• Weeks 165-166

    3 February 2016

    Twinklr is moving on very nicely. At the end of this fortnight, I wrapped up a first pass of rewriting the existing code. The music box now happily plays in a wide variety of scales, with any note selectable as root: that makes it much easier to play in key with other musicians, or to improvise around existing pieces of music. It already makes the whole thing much more instrumenty.

    I also worked together a simple save/load mechanism with eight memories: the instrument stores not only the position of notes, but also the scale, root, and length of the stave, maing it easy to restore a state you once had.

    And finally, at the end of this three-week period, I rewrote my code for spitting MIDI out of the device. There’s now a simple-to-use MIDI preference panel, making it easy to reload available inputs, alter the length of notes that you’ll send out, and a ‘panic’ button to reset all output. It’s really coming together.

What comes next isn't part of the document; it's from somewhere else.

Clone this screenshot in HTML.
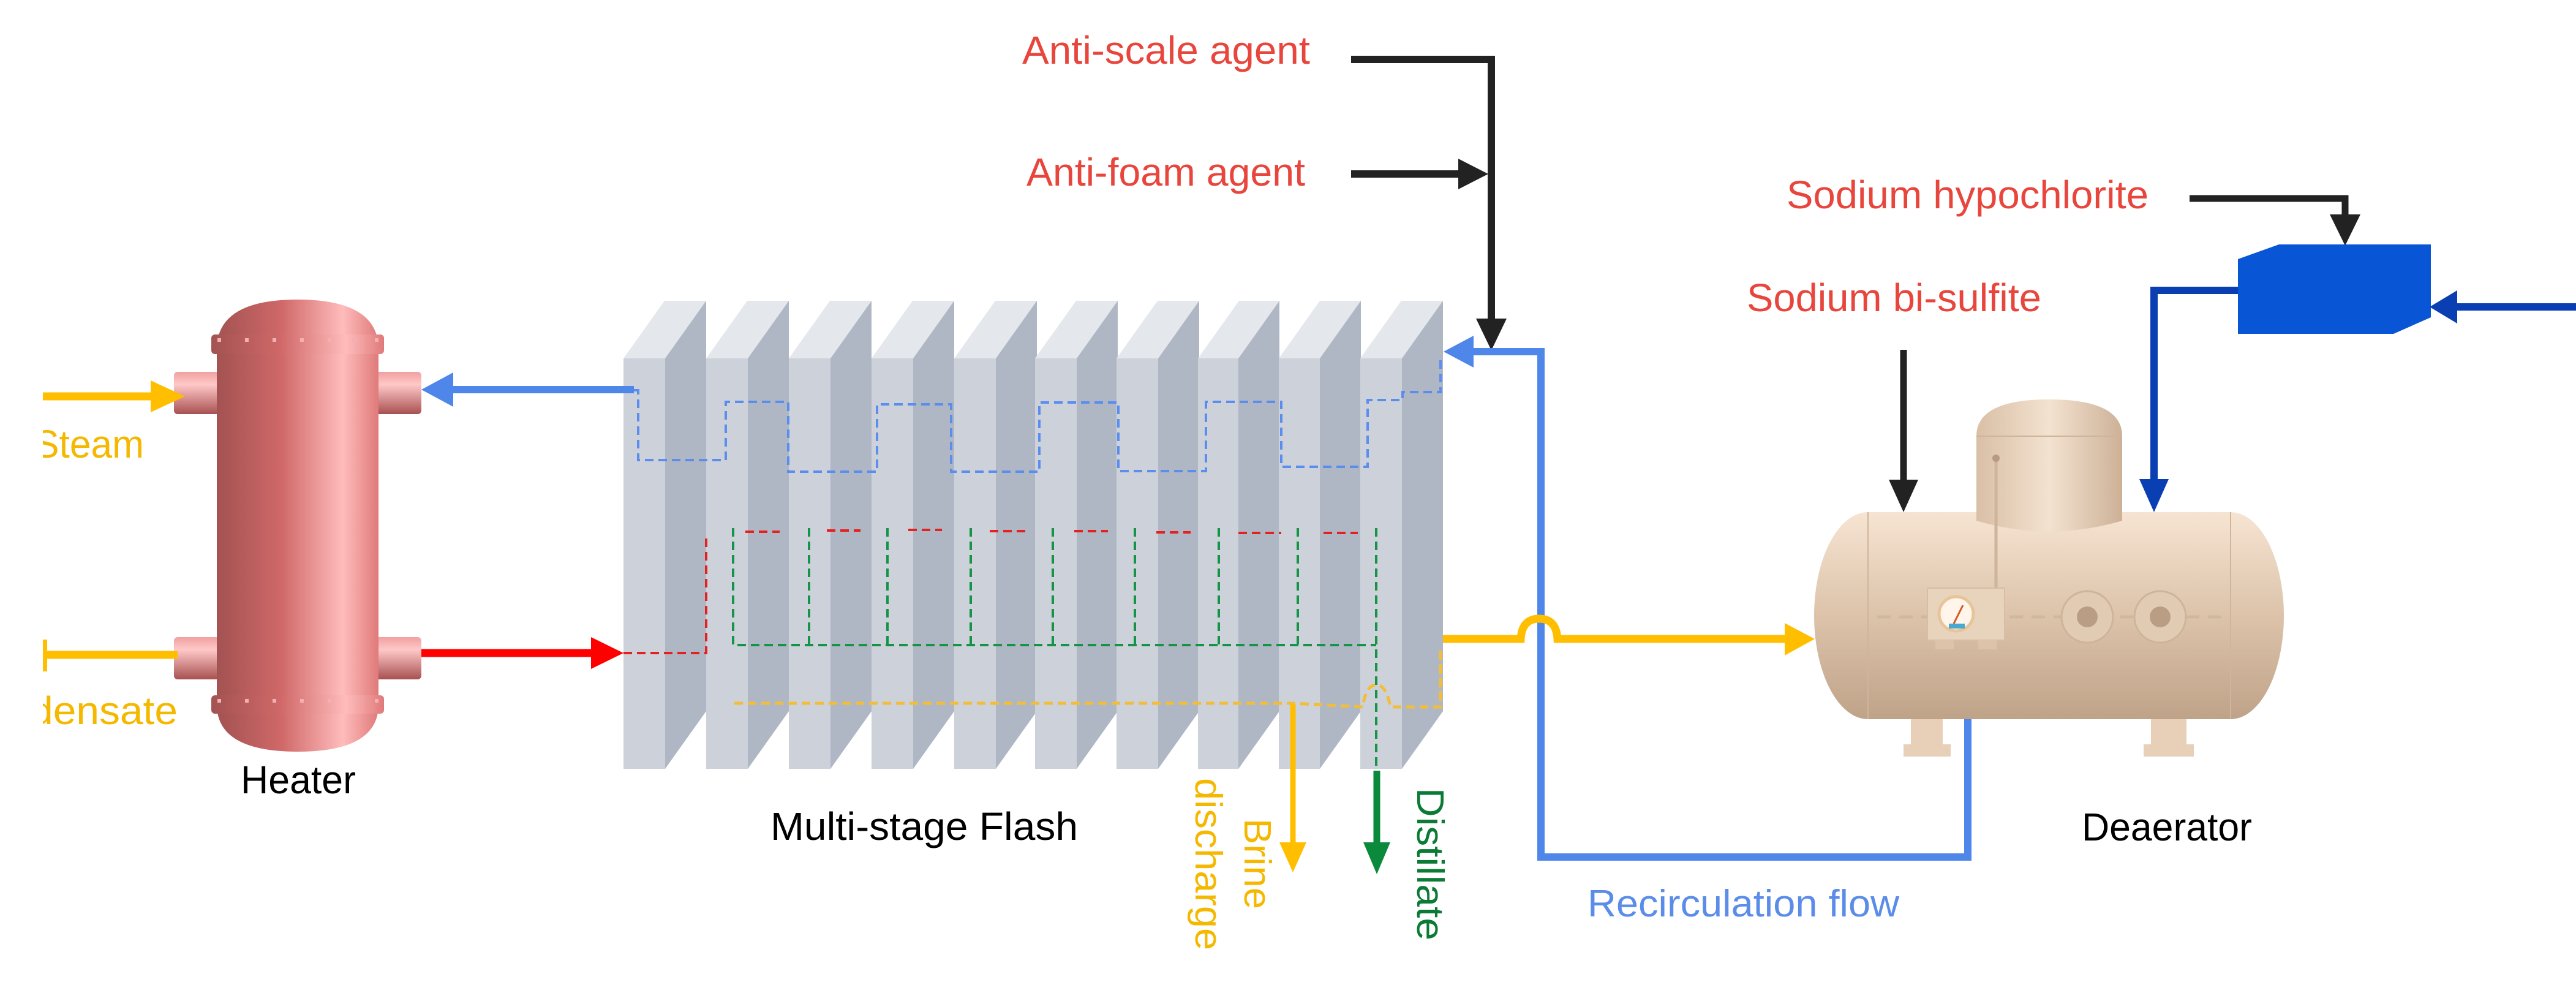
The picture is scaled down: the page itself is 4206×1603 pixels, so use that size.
<!DOCTYPE html>
<html><head><meta charset="utf-8"><style>html,body{margin:0;padding:0;background:#fff}svg{display:block}text{font-family:"Liberation Sans",Arial,sans-serif}</style></head>
<body>
<svg width="4206" height="1603" viewBox="0 0 4206 1603" xmlns="http://www.w3.org/2000/svg">
<defs>
<linearGradient id="hg" x1="0" x2="1" y1="0" y2="0">
<stop offset="0" stop-color="#a35252"/><stop offset="0.4" stop-color="#d06868"/><stop offset="0.78" stop-color="#ffbcbc"/><stop offset="1" stop-color="#e07a7a"/></linearGradient>
<linearGradient id="ng" x1="0" x2="0" y1="0" y2="1">
<stop offset="0" stop-color="#f0a0a0"/><stop offset="0.3" stop-color="#ffc8c8"/><stop offset="1" stop-color="#a85050"/></linearGradient>
<linearGradient id="dg" x1="0" x2="0" y1="0" y2="1">
<stop offset="0" stop-color="#f6e4d2"/><stop offset="0.5" stop-color="#dcc3aa"/><stop offset="1" stop-color="#bfa389"/></linearGradient>
<linearGradient id="domeg" x1="0" x2="1" y1="0" y2="0">
<stop offset="0" stop-color="#d9bfa6"/><stop offset="0.5" stop-color="#f3e2d0"/><stop offset="1" stop-color="#cdb197"/></linearGradient>
<clipPath id="lc"><rect x="70" y="0" width="400" height="1603"/></clipPath>
</defs>

<!-- Heater -->
<g>
<rect x="284" y="607" width="75" height="69" rx="6" fill="url(#ng)"/>
<rect x="613" y="607" width="75" height="69" rx="6" fill="url(#ng)"/>
<rect x="284" y="1040" width="75" height="69" rx="6" fill="url(#ng)"/>
<rect x="613" y="1040" width="75" height="69" rx="6" fill="url(#ng)"/>
<path d="M354 570 Q354 489 486 489 Q618 489 618 570 L618 1150 Q618 1227 486 1227 Q354 1227 354 1150 Z" fill="url(#hg)"/>
<rect x="345" y="546" width="282" height="32" rx="6" fill="url(#hg)"/>
<rect x="345" y="1135" width="282" height="30" rx="6" fill="url(#hg)"/>
<g fill="#f3b0b0">
<rect x="355" y="552" width="6" height="6"/><rect x="400" y="552" width="6" height="6"/><rect x="445" y="552" width="6" height="6"/><rect x="490" y="552" width="6" height="6"/><rect x="535" y="552" width="6" height="6"/><rect x="575" y="552" width="6" height="6"/><rect x="612" y="552" width="6" height="6"/>
<rect x="355" y="1141" width="6" height="6"/><rect x="400" y="1141" width="6" height="6"/><rect x="445" y="1141" width="6" height="6"/><rect x="490" y="1141" width="6" height="6"/><rect x="535" y="1141" width="6" height="6"/><rect x="575" y="1141" width="6" height="6"/><rect x="612" y="1141" width="6" height="6"/>
</g>
</g>

<!-- Steam & condensate -->
<line x1="70" y1="647" x2="250" y2="647" stroke="#ffbf00" stroke-width="13"/>
<polygon points="246,621 302,647 246,673" fill="#ffbf00"/>
<line x1="70" y1="1069" x2="290" y2="1069" stroke="#ffbf00" stroke-width="13"/>
<rect x="70" y="1044" width="7" height="52" fill="#ffbf00"/>
<g clip-path="url(#lc)" fill="#f5b800" font-size="64">
<text x="235" y="747" text-anchor="end" textLength="180" lengthAdjust="spacingAndGlyphs">Steam</text>
<text x="290" y="1182" text-anchor="end" textLength="365" lengthAdjust="spacingAndGlyphs">Condensate</text>
</g>
<text x="393" y="1295" font-size="64" textLength="188" lengthAdjust="spacingAndGlyphs">Heater</text>

<!-- MSF plates -->
<g>
<polygon points="1018,585 1085,491 1153,491 1086,585" fill="#e4e8ed"/><rect x="1018" y="585" width="68" height="670" fill="#cdd2da"/><polygon points="1086,585 1153,491 1153,1161 1086,1255" fill="#b0b7c4"/>
<polygon points="1153,585 1220,491 1288,491 1221,585" fill="#e4e8ed"/><rect x="1153" y="585" width="68" height="670" fill="#cdd2da"/><polygon points="1221,585 1288,491 1288,1161 1221,1255" fill="#b0b7c4"/>
<polygon points="1288,585 1355,491 1423,491 1356,585" fill="#e4e8ed"/><rect x="1288" y="585" width="68" height="670" fill="#cdd2da"/><polygon points="1356,585 1423,491 1423,1161 1356,1255" fill="#b0b7c4"/>
<polygon points="1423,585 1490,491 1558,491 1491,585" fill="#e4e8ed"/><rect x="1423" y="585" width="68" height="670" fill="#cdd2da"/><polygon points="1491,585 1558,491 1558,1161 1491,1255" fill="#b0b7c4"/>
<polygon points="1558,585 1625,491 1693,491 1626,585" fill="#e4e8ed"/><rect x="1558" y="585" width="68" height="670" fill="#cdd2da"/><polygon points="1626,585 1693,491 1693,1161 1626,1255" fill="#b0b7c4"/>
<polygon points="1690,585 1757,491 1825,491 1758,585" fill="#e4e8ed"/><rect x="1690" y="585" width="68" height="670" fill="#cdd2da"/><polygon points="1758,585 1825,491 1825,1161 1758,1255" fill="#b0b7c4"/>
<polygon points="1823,585 1890,491 1958,491 1891,585" fill="#e4e8ed"/><rect x="1823" y="585" width="68" height="670" fill="#cdd2da"/><polygon points="1891,585 1958,491 1958,1161 1891,1255" fill="#b0b7c4"/>
<polygon points="1956,585 2023,491 2089,491 2022,585" fill="#e4e8ed"/><rect x="1956" y="585" width="66" height="670" fill="#cdd2da"/><polygon points="2022,585 2089,491 2089,1161 2022,1255" fill="#b0b7c4"/>
<polygon points="2088,585 2155,491 2222,491 2155,585" fill="#e4e8ed"/><rect x="2088" y="585" width="67" height="670" fill="#cdd2da"/><polygon points="2155,585 2222,491 2222,1161 2155,1255" fill="#b0b7c4"/>
<polygon points="2221,585 2288,491 2356,491 2289,585" fill="#e4e8ed"/><rect x="2221" y="585" width="68" height="670" fill="#cdd2da"/><polygon points="2289,585 2356,491 2356,1161 2289,1255" fill="#b0b7c4"/>
</g>

<!-- dashed internals -->
<g fill="none" stroke-width="4" stroke-dasharray="14 8">
<polyline stroke="#5b8def" points="1035,637 1042,637 1042,751 1185,751 1185,656 1287,656 1287,770 1432,770 1432,660 1553,660 1553,770 1697,770 1697,657 1826,657 1826,769 1969,769 1969,656 2092,656 2092,762 2233,762 2233,653 2290,653 2290,640 2352,640 2352,585"/>
<polyline stroke="#e52020" points="1018,1066 1153,1066 1153,873"/>
<g stroke="#e52020"><line x1="1217" y1="868" x2="1273" y2="868"/><line x1="1350" y1="866" x2="1405" y2="866"/><line x1="1483" y1="865" x2="1538" y2="865"/><line x1="1616" y1="867" x2="1675" y2="867"/><line x1="1754" y1="867" x2="1809" y2="867"/><line x1="1888" y1="869" x2="1944" y2="869"/><line x1="2022" y1="870" x2="2092" y2="870"/><line x1="2161" y1="870" x2="2217" y2="870"/></g>
<g stroke="#159447"><polyline points="1197,862 1197,1053 2247,1053"/><line x1="1321" y1="862" x2="1321" y2="1053"/><line x1="1449" y1="862" x2="1449" y2="1053"/><line x1="1585" y1="862" x2="1585" y2="1053"/><line x1="1719" y1="862" x2="1719" y2="1053"/><line x1="1853" y1="862" x2="1853" y2="1053"/><line x1="1990" y1="862" x2="1990" y2="1053"/><line x1="2119" y1="862" x2="2119" y2="1053"/><line x1="2247" y1="862" x2="2247" y2="1258"/></g>
<path stroke="#f2bd3a" stroke-width="5" d="M1199 1148 L2110 1148 L2225 1154 Q2230 1118 2247 1118 Q2264 1118 2270 1154 L2352 1154 L2352 1060"/>
</g>

<!-- Brine & distillate -->
<line x1="2111" y1="1150" x2="2111" y2="1380" stroke="#ffbf00" stroke-width="9"/>
<polygon points="2089,1375 2133,1375 2111,1424" fill="#ffbf00"/>
<line x1="2248" y1="1258" x2="2248" y2="1380" stroke="#0a8a3a" stroke-width="11"/>
<polygon points="2226,1375 2270,1375 2248,1427" fill="#0a8a3a"/>
<g font-size="62" fill="#f5b800">
<text transform="translate(2032,1336) rotate(90)" textLength="148" lengthAdjust="spacingAndGlyphs">Brine</text>
<text transform="translate(1952,1270) rotate(90)" textLength="281" lengthAdjust="spacingAndGlyphs">discharge</text>
</g>
<text transform="translate(2314,1286) rotate(90)" font-size="62" fill="#0a7a35" textLength="249" lengthAdjust="spacingAndGlyphs">Distillate</text>
<text x="1258" y="1371" font-size="64" textLength="502" lengthAdjust="spacingAndGlyphs">Multi-stage Flash</text>

<!-- heater arrows -->
<line x1="1035" y1="636" x2="735" y2="636" stroke="#4f86ea" stroke-width="12"/>
<polygon points="740,608 688,636 740,664" fill="#4f86ea"/>
<line x1="688" y1="1066" x2="970" y2="1066" stroke="#ff0000" stroke-width="13"/>
<polygon points="965,1040 1018,1066 965,1092" fill="#ff0000"/>

<!-- agents -->
<text x="1669" y="104" font-size="64" fill="#e8453c" textLength="470" lengthAdjust="spacingAndGlyphs">Anti-scale agent</text>
<text x="1676" y="303" font-size="64" fill="#e8453c" textLength="455" lengthAdjust="spacingAndGlyphs">Anti-foam agent</text>
<polyline points="2206,97 2435,97 2435,525" fill="none" stroke="#222" stroke-width="12"/>
<polygon points="2410,520 2460,520 2435,572" fill="#222"/>
<line x1="2206" y1="284" x2="2385" y2="284" stroke="#222" stroke-width="12"/>
<polygon points="2381,259 2430,284 2381,309" fill="#222"/>

<!-- recirculation -->
<polyline points="2402,574 2516,574 2516,1399 3213,1399 3213,1174" fill="none" stroke="#4f86ea" stroke-width="12"/>
<polygon points="2406,548 2357,574 2406,600" fill="#4f86ea"/>
<text x="2592" y="1496" font-size="62" fill="#5b8de8" textLength="509" lengthAdjust="spacingAndGlyphs">Recirculation flow</text>

<!-- yellow to deaerator -->
<path d="M2356 1043 L2483 1043 Q2485 1010 2513 1010 Q2541 1010 2543 1043 L2918 1043" fill="none" stroke="#ffbf00" stroke-width="13"/>
<polygon points="2914,1017 2963,1043 2914,1070" fill="#ffbf00"/>
<path d="M2352 1062 L2352 1150" fill="none" stroke="#f2bd3a" stroke-width="5" stroke-dasharray="14 8"/>

<!-- Deaerator -->
<g>
<rect x="3120" y="1170" width="52" height="45" fill="#e8d0b8"/><rect x="3108" y="1215" width="77" height="20" fill="#e8d0b8"/>
<rect x="3512" y="1170" width="58" height="45" fill="#e8d0b8"/><rect x="3500" y="1215" width="82" height="20" fill="#e8d0b8"/>
<ellipse cx="3050" cy="1005" rx="88" ry="169" fill="url(#dg)"/>
<ellipse cx="3642" cy="1005" rx="87" ry="169" fill="url(#dg)"/>
<rect x="3050" y="836" width="592" height="338" fill="url(#dg)"/>
<line x1="3050" y1="836" x2="3050" y2="1174" stroke="#cfb59c" stroke-width="2"/>
<line x1="3642" y1="836" x2="3642" y2="1174" stroke="#cfb59c" stroke-width="2"/>
<path d="M3227 712 Q3227 652 3346 652 Q3465 652 3465 712 L3465 850 Q3346 885 3227 850 Z" fill="url(#domeg)"/>
<line x1="3227" y1="712" x2="3465" y2="712" stroke="#cdb49a" stroke-width="2"/>
<line x1="3259" y1="748" x2="3259" y2="960" stroke="#cdb49a" stroke-width="5"/>
<circle cx="3259" cy="748" r="6" fill="#b89a80"/>
<line x1="3065" y1="1007" x2="3630" y2="1007" stroke="#d0b89e" stroke-width="5" stroke-dasharray="22 14"/>
<rect x="3147" y="960" width="126" height="85" fill="#e8d3bd" stroke="#d6bea5" stroke-width="2"/>
<rect x="3160" y="1045" width="30" height="15" fill="#dcc3aa"/><rect x="3230" y="1045" width="30" height="15" fill="#dcc3aa"/>
<circle cx="3194" cy="1002" r="28" fill="#fff5ea" stroke="#e8c49a" stroke-width="5"/>
<line x1="3190" y1="1018" x2="3205" y2="988" stroke="#d45a2a" stroke-width="3"/>
<rect x="3182" y="1018" width="26" height="8" fill="#4aa8d0"/>
<circle cx="3408" cy="1007" r="42" fill="#e2cbb3" stroke="#cdb49a" stroke-width="3"/><circle cx="3408" cy="1007" r="17" fill="#b99d84"/>
<circle cx="3527" cy="1007" r="42" fill="#e2cbb3" stroke="#cdb49a" stroke-width="3"/><circle cx="3527" cy="1007" r="17" fill="#b99d84"/>
</g>
<text x="3399" y="1372" font-size="64" textLength="278" lengthAdjust="spacingAndGlyphs">Deaerator</text>

<!-- chemicals right -->
<text x="2917" y="340" font-size="64" fill="#e8453c" textLength="591" lengthAdjust="spacingAndGlyphs">Sodium hypochlorite</text>
<text x="3333" y="508" font-size="64" fill="#e8453c" text-anchor="end" textLength="481" lengthAdjust="spacingAndGlyphs">Sodium bi-sulfite</text>
<polyline points="3575,324 3829,324 3829,355" fill="none" stroke="#222" stroke-width="11"/>
<polygon points="3804,350 3854,350 3829,401" fill="#222"/>
<line x1="3108" y1="571" x2="3108" y2="790" stroke="#222" stroke-width="11"/>
<polygon points="3084,783 3132,783 3108,836" fill="#222"/>
<polygon points="3654,423 3721,399 3969,399 3969,518 3908,545 3654,545" fill="#0855d6"/>
<line x1="4206" y1="501" x2="4008" y2="501" stroke="#0a3fb4" stroke-width="12"/>
<polygon points="4012,474 3967,501 4012,528" fill="#0a3fb4"/>
<polyline points="3654,474 3517,474 3517,790" fill="none" stroke="#0a3fb4" stroke-width="12"/>
<polygon points="3493,782 3541,782 3517,836" fill="#0a3fb4"/>
</svg>
</body></html>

    Selworthy is being tightened into place for a new deployment: that means shoring up some minor issues, and lots of little improvements based upon user feedback. I’m also overhauling the code to make it easier to bring other developers into the project.

    I spent a quick hour of lunch assembling the latest revision of the Walton PCB and we finally have a fully functioning version. I’m thinking about replacing one of the components – there’s some mechanical tolerance I’m not happy with – but now the whole shebang is working, it’s worth working out what to do next with the project: is it something to keep to myself? To open source? To offer for purchase as a kit? I might talk to some people about it shortly.

    And finally, I spent some time tinkering with some electronics as a spin-off from Twinklr: exploring an aspect of its interactions and translating them to a slightly different environment. That involved first just breadboarding up some components to discover how they worked; this went surprisingly well, and I think I’m going to keep pursuing this angle of the project in odd moments.